I became aware of Rendon after Gulf War I, when it was revealed that he had had a big hand in “shaping the debate.” But it shouldn’t be assumed that he was the only PR firm involved in such things. Many of you will remember that none other PR giant Hill and Knowlton orchestrated one of the most amazing examples of prowar flackeryever documented:
… nothing quite compared to H&K’s now infamous “baby atrocities” campaign. After convening a number of focus groups to try to figure out which buttons to press to make the public respond, H&K determined that presentations involving the mistreatment of infants, a tactic drawn straight from W.R. Hearst’s playbook of the Spanish-American War, got the best reaction. So on October 10, 1990, the Congressional Human Rights Caucus held a hearing on Capitol Hill at which H&K, in coordination with California Democrat Tom Lantos and Illinois Republican John Porter, introduced a 15-year-old Kuwaiti girl named Nayirah. (Purportedly to safeguard against Iraqi reprisals, Nayirah’s full name was not disclosed.) Weeping and shaking, the girl described a horrifying scene in Kuwait City. “I volunteered at the al-Addan hospital,” she testified. “While I was there I saw the Iraqi soldiers coming into the hospital with guns and going into the room where 15 babies were in incubators. They took the babies out of the incubators, took the incubators, and left the babies on the cold floor to die.” Allegedly, 312 infants were removed.
The tale got wide circulation, even winding up on the floor of the United Nations Security Council. Before Congress gave the green light to go to war, seven of the main pro-war senators brought up the baby-incubator allegations as a major component of their argument for passing the resolution to unleash the bombers. Ultimately, the motion for war passed by a narrow five-vote margin.

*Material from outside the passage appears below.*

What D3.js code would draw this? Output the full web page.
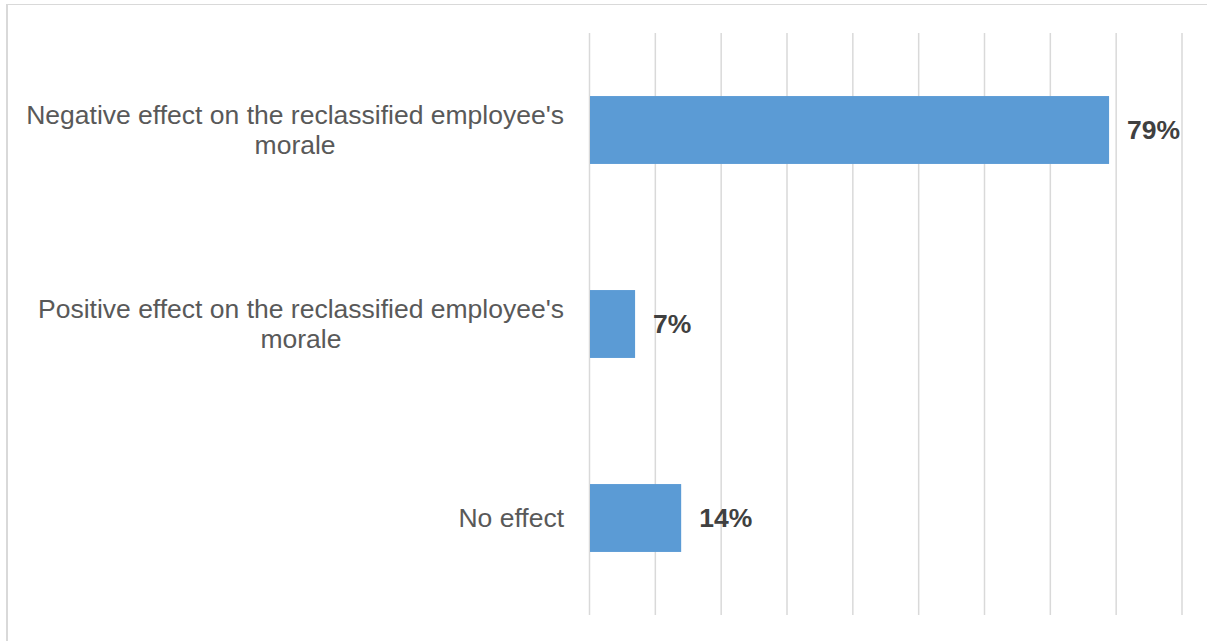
<!DOCTYPE html>
<html>
<head>
<meta charset="utf-8">
<script src="https://cdn.jsdelivr.net/npm/d3@7/dist/d3.min.js"></script>
<style>
  html, body { margin: 0; padding: 0; background: #ffffff; }
  svg { display: block; }
  text { font-family: "Liberation Sans", Arial, sans-serif; }
</style>
</head>
<body>
<svg id="chart" width="1207" height="641"></svg>
<script>
// Survey responses: effect of reclassification on morale
const categories = [
  "Negative effect on the reclassified employee's\nmorale",
  "Positive effect on the reclassified employee's\nmorale",
  "No effect"
];
const values = [0.79, 0.07, 0.14];
const gridTicks = [0, 0.1, 0.2, 0.3, 0.4, 0.5, 0.6, 0.7, 0.8, 0.9];

const W = 1207, H = 641;
const plot = { left: 589, right: 1181.5, top: 33, bottom: 615 };

const svg = d3.select("#chart");

// Outer frame (only top and left edges fall inside the view)
svg.append("line")
  .attr("x1", 6).attr("x2", W).attr("y1", 4.5).attr("y2", 4.5)
  .attr("stroke", "#d9d9d9").attr("stroke-width", 1.2);
svg.append("line")
  .attr("x1", 7).attr("x2", 7).attr("y1", 4).attr("y2", H)
  .attr("stroke", "#d9d9d9").attr("stroke-width", 2);

const x = d3.scaleLinear().domain([0, 0.9]).range([plot.left, plot.right]);
const y = d3.scaleBand().domain(categories).range([plot.top, plot.bottom]).paddingInner(0.65).paddingOuter(0.325);

// Vertical gridlines
const xAxis = d3.axisBottom(x).tickValues(gridTicks)
  .tickSize(-(plot.bottom - plot.top)).tickFormat("");
const gx = svg.append("g")
  .attr("transform", `translate(0,${plot.bottom})`)
  .call(xAxis);
gx.select(".domain").remove();
gx.selectAll(".tick line").attr("stroke", "#d9d9d9").attr("stroke-width", 1.5);

// Bars
svg.append("g").selectAll("rect")
  .data(values)
  .join("rect")
  .attr("x", x(0) + 1)
  .attr("y", (d, i) => y(categories[i]))
  .attr("width", d => x(d) - x(0) - 1)
  .attr("height", y.bandwidth())
  .attr("fill", "#5b9bd5");

// Value labels
svg.append("g").selectAll("text")
  .data(values)
  .join("text")
  .attr("x", d => x(d) + 18)
  .attr("y", (d, i) => y(categories[i]) + y.bandwidth() / 2)
  .attr("dy", "0.35em")
  .attr("font-size", 26.5)
  .attr("font-weight", "bold")
  .attr("fill", "#404040")
  .text(d => Math.round(d * 100) + "%");

// Category labels: wrapped lines centred on each other, block right-aligned
const labelRight = 564;
const fs = 26.5, lh = 30;
const lg = svg.append("g");
categories.forEach((c, i) => {
  const lines = c.split("\n");
  const cy = y(c) + y.bandwidth() / 2;
  const g = lg.append("g");
  const texts = lines.map((ln, k) => g.append("text")
    .attr("font-size", fs)
    .attr("fill", "#595959")
    .attr("text-anchor", "middle")
    .attr("y", cy + (k - (lines.length - 1) / 2) * lh)
    .attr("dy", "0.35em")
    .text(ln));
  const maxW = d3.max(texts, t => t.node().getComputedTextLength());
  texts.forEach(t => t.attr("x", labelRight - maxW / 2));
});
</script>
</body>
</html>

Only later was it discovered that the testimony was untrue. H&K had failed to reveal that Nayirah was not only a member of the Kuwaiti royal family, but also that her father, Saud Nasir al-Sabah, was Kuwait’s ambassador to the U.S. H&K had prepped Nayirah in her presentation, according to Harper’s publisher John R. MacArthur’s book Second Front: Censorship and Propaganda in the Gulf War. Of the seven other witnesses who stepped up to the podium that day, five had been prepped by H&K and had used false names. When human rights organizations investigated later, they could not find that Nayirah had any connection to the hospital. Amnesty International, among those originally duped, eventually issued an embarrassing retraction.